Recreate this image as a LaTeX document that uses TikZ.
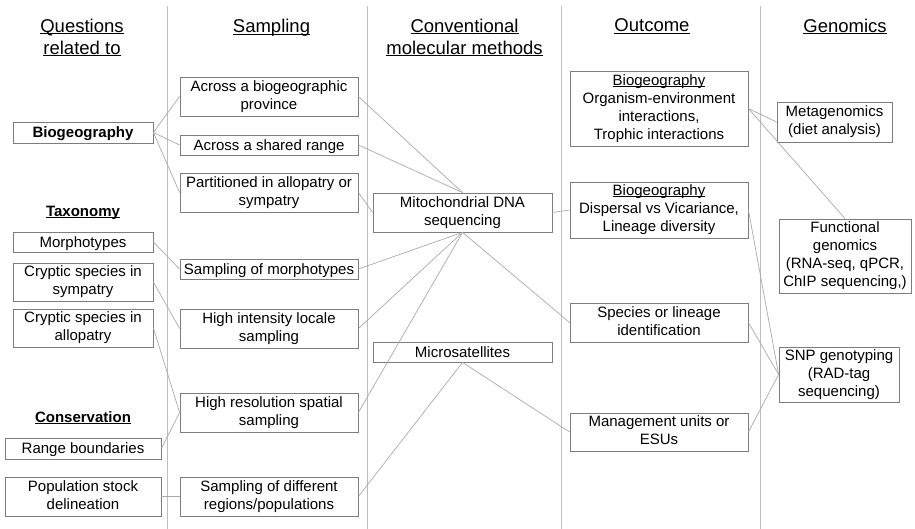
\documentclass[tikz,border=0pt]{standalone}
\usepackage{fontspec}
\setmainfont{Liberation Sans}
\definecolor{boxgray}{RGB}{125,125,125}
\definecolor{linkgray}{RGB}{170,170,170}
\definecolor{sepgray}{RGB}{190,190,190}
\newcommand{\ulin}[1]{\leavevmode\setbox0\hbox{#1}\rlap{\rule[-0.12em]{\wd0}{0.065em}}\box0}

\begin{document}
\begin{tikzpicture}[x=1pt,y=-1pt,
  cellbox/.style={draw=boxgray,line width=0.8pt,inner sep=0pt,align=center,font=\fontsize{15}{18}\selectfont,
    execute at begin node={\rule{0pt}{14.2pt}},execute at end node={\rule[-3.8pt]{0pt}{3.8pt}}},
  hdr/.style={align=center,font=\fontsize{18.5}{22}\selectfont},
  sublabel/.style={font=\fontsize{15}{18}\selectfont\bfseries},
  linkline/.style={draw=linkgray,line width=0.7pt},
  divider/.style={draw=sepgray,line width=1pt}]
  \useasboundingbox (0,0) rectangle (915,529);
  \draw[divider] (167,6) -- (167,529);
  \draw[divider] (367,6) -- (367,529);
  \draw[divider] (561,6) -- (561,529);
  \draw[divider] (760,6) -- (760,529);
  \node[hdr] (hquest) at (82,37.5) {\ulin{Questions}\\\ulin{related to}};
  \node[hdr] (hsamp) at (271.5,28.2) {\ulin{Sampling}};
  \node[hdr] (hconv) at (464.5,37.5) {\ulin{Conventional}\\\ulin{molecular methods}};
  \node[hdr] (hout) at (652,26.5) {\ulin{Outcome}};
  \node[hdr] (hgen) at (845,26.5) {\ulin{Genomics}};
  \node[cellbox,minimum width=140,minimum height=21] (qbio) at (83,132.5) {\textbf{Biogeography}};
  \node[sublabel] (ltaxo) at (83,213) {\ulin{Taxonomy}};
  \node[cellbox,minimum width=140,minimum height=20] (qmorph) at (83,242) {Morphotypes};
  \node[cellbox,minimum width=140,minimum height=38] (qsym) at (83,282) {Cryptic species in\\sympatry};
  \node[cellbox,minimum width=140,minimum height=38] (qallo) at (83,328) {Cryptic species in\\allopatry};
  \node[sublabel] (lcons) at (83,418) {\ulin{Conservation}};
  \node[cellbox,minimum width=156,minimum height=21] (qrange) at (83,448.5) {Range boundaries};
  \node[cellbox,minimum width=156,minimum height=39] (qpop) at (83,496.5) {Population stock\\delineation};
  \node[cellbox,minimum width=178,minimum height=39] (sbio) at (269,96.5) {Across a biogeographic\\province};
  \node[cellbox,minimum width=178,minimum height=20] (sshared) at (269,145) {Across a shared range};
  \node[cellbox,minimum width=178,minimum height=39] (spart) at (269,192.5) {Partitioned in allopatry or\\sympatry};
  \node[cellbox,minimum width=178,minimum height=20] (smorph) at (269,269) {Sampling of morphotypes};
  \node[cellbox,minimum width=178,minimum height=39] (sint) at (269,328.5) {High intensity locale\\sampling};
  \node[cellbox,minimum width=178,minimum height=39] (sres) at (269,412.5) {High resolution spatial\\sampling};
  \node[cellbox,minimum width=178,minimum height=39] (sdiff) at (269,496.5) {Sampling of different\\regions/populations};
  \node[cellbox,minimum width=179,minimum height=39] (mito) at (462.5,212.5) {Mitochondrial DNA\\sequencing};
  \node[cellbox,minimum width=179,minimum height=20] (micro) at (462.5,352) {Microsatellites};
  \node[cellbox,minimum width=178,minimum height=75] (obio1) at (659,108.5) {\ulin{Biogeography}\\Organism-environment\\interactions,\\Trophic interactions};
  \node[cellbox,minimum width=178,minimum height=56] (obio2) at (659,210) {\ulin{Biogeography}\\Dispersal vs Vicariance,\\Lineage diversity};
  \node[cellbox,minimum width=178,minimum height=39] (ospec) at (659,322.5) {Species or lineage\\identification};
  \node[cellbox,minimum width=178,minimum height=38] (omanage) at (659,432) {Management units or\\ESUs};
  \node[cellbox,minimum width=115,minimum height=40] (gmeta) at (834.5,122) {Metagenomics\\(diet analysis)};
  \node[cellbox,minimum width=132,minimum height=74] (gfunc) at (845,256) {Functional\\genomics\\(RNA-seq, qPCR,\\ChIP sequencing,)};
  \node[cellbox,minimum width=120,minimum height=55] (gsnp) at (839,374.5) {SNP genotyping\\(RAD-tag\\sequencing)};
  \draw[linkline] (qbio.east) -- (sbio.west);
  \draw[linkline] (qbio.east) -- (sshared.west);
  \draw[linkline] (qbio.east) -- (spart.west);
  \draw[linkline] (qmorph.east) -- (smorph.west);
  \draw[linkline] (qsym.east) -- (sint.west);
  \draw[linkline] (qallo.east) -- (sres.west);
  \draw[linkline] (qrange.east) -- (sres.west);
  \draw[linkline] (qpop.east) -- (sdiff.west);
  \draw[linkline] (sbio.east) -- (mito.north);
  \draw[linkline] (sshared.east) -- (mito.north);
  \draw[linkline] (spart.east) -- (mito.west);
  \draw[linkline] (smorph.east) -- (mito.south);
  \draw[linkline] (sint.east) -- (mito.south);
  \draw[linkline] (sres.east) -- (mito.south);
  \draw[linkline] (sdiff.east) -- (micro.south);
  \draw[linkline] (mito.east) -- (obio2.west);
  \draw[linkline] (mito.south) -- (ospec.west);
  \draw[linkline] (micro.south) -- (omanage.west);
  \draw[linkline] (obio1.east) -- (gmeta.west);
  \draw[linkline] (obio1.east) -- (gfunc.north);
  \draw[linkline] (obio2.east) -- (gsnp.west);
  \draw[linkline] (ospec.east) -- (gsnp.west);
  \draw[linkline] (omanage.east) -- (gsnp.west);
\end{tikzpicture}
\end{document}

==*==

- [The problem]
Are you able to set down all the lines above exactly, without any pictures?

- [Solved problem]
Recreate this image as a LaTeX document that uses TikZ.
\documentclass[tikz,border=0pt]{standalone}
\usepackage{fontspec}
\setmainfont{Liberation Sans}
\definecolor{boxgray}{RGB}{125,125,125}
\definecolor{linkgray}{RGB}{170,170,170}
\definecolor{sepgray}{RGB}{190,190,190}
\newcommand{\ulin}[1]{\leavevmode\setbox0\hbox{#1}\rlap{\rule[-0.12em]{\wd0}{0.065em}}\box0}

\begin{document}
\begin{tikzpicture}[x=1pt,y=-1pt,
  cellbox/.style={draw=boxgray,line width=0.8pt,inner sep=0pt,align=center,font=\fontsize{15}{18}\selectfont,
    execute at begin node={\rule{0pt}{14.2pt}},execute at end node={\rule[-3.8pt]{0pt}{3.8pt}}},
  hdr/.style={align=center,font=\fontsize{18.5}{22}\selectfont},
  sublabel/.style={font=\fontsize{15}{18}\selectfont\bfseries},
  linkline/.style={draw=linkgray,line width=0.7pt},
  divider/.style={draw=sepgray,line width=1pt}]
  \useasboundingbox (0,0) rectangle (915,529);
  \draw[divider] (167,6) -- (167,529);
  \draw[divider] (367,6) -- (367,529);
  \draw[divider] (561,6) -- (561,529);
  \draw[divider] (760,6) -- (760,529);
  \node[hdr] (hquest) at (82,37.5) {\ulin{Questions}\\\ulin{related to}};
  \node[hdr] (hsamp) at (271.5,28.2) {\ulin{Sampling}};
  \node[hdr] (hconv) at (464.5,37.5) {\ulin{Conventional}\\\ulin{molecular methods}};
  \node[hdr] (hout) at (652,26.5) {\ulin{Outcome}};
  \node[hdr] (hgen) at (845,26.5) {\ulin{Genomics}};
  \node[cellbox,minimum width=140,minimum height=21] (qbio) at (83,132.5) {\textbf{Biogeography}};
  \node[sublabel] (ltaxo) at (83,213) {\ulin{Taxonomy}};
  \node[cellbox,minimum width=140,minimum height=20] (qmorph) at (83,242) {Morphotypes};
  \node[cellbox,minimum width=140,minimum height=38] (qsym) at (83,282) {Cryptic species in\\sympatry};
  \node[cellbox,minimum width=140,minimum height=38] (qallo) at (83,328) {Cryptic species in\\allopatry};
  \node[sublabel] (lcons) at (83,418) {\ulin{Conservation}};
  \node[cellbox,minimum width=156,minimum height=21] (qrange) at (83,448.5) {Range boundaries};
  \node[cellbox,minimum width=156,minimum height=39] (qpop) at (83,496.5) {Population stock\\delineation};
  \node[cellbox,minimum width=178,minimum height=39] (sbio) at (269,96.5) {Across a biogeographic\\province};
  \node[cellbox,minimum width=178,minimum height=20] (sshared) at (269,145) {Across a shared range};
  \node[cellbox,minimum width=178,minimum height=39] (spart) at (269,192.5) {Partitioned in allopatry or\\sympatry};
  \node[cellbox,minimum width=178,minimum height=20] (smorph) at (269,269) {Sampling of morphotypes};
  \node[cellbox,minimum width=178,minimum height=39] (sint) at (269,328.5) {High intensity locale\\sampling};
  \node[cellbox,minimum width=178,minimum height=39] (sres) at (269,412.5) {High resolution spatial\\sampling};
  \node[cellbox,minimum width=178,minimum height=39] (sdiff) at (269,496.5) {Sampling of different\\regions/populations};
  \node[cellbox,minimum width=179,minimum height=39] (mito) at (462.5,212.5) {Mitochondrial DNA\\sequencing};
  \node[cellbox,minimum width=179,minimum height=20] (micro) at (462.5,352) {Microsatellites};
  \node[cellbox,minimum width=178,minimum height=75] (obio1) at (659,108.5) {\ulin{Biogeography}\\Organism-environment\\interactions,\\Trophic interactions};
  \node[cellbox,minimum width=178,minimum height=56] (obio2) at (659,210) {\ulin{Biogeography}\\Dispersal vs Vicariance,\\Lineage diversity};
  \node[cellbox,minimum width=178,minimum height=39] (ospec) at (659,322.5) {Species or lineage\\identification};
  \node[cellbox,minimum width=178,minimum height=38] (omanage) at (659,432) {Management units or\\ESUs};
  \node[cellbox,minimum width=115,minimum height=40] (gmeta) at (834.5,122) {Metagenomics\\(diet analysis)};
  \node[cellbox,minimum width=132,minimum height=74] (gfunc) at (845,256) {Functional\\genomics\\(RNA-seq, qPCR,\\ChIP sequencing,)};
  \node[cellbox,minimum width=120,minimum height=55] (gsnp) at (839,374.5) {SNP genotyping\\(RAD-tag\\sequencing)};
  \draw[linkline] (qbio.east) -- (sbio.west);
  \draw[linkline] (qbio.east) -- (sshared.west);
  \draw[linkline] (qbio.east) -- (spart.west);
  \draw[linkline] (qmorph.east) -- (smorph.west);
  \draw[linkline] (qsym.east) -- (sint.west);
  \draw[linkline] (qallo.east) -- (sres.west);
  \draw[linkline] (qrange.east) -- (sres.west);
  \draw[linkline] (qpop.east) -- (sdiff.west);
  \draw[linkline] (sbio.east) -- (mito.north);
  \draw[linkline] (sshared.east) -- (mito.north);
  \draw[linkline] (spart.east) -- (mito.west);
  \draw[linkline] (smorph.east) -- (mito.south);
  \draw[linkline] (sint.east) -- (mito.south);
  \draw[linkline] (sres.east) -- (mito.south);
  \draw[linkline] (sdiff.east) -- (micro.south);
  \draw[linkline] (mito.east) -- (obio2.west);
  \draw[linkline] (mito.south) -- (ospec.west);
  \draw[linkline] (micro.south) -- (omanage.west);
  \draw[linkline] (obio1.east) -- (gmeta.west);
  \draw[linkline] (obio1.east) -- (gfunc.north);
  \draw[linkline] (obio2.east) -- (gsnp.west);
  \draw[linkline] (ospec.east) -- (gsnp.west);
  \draw[linkline] (omanage.east) -- (gsnp.west);
\end{tikzpicture}
\end{document}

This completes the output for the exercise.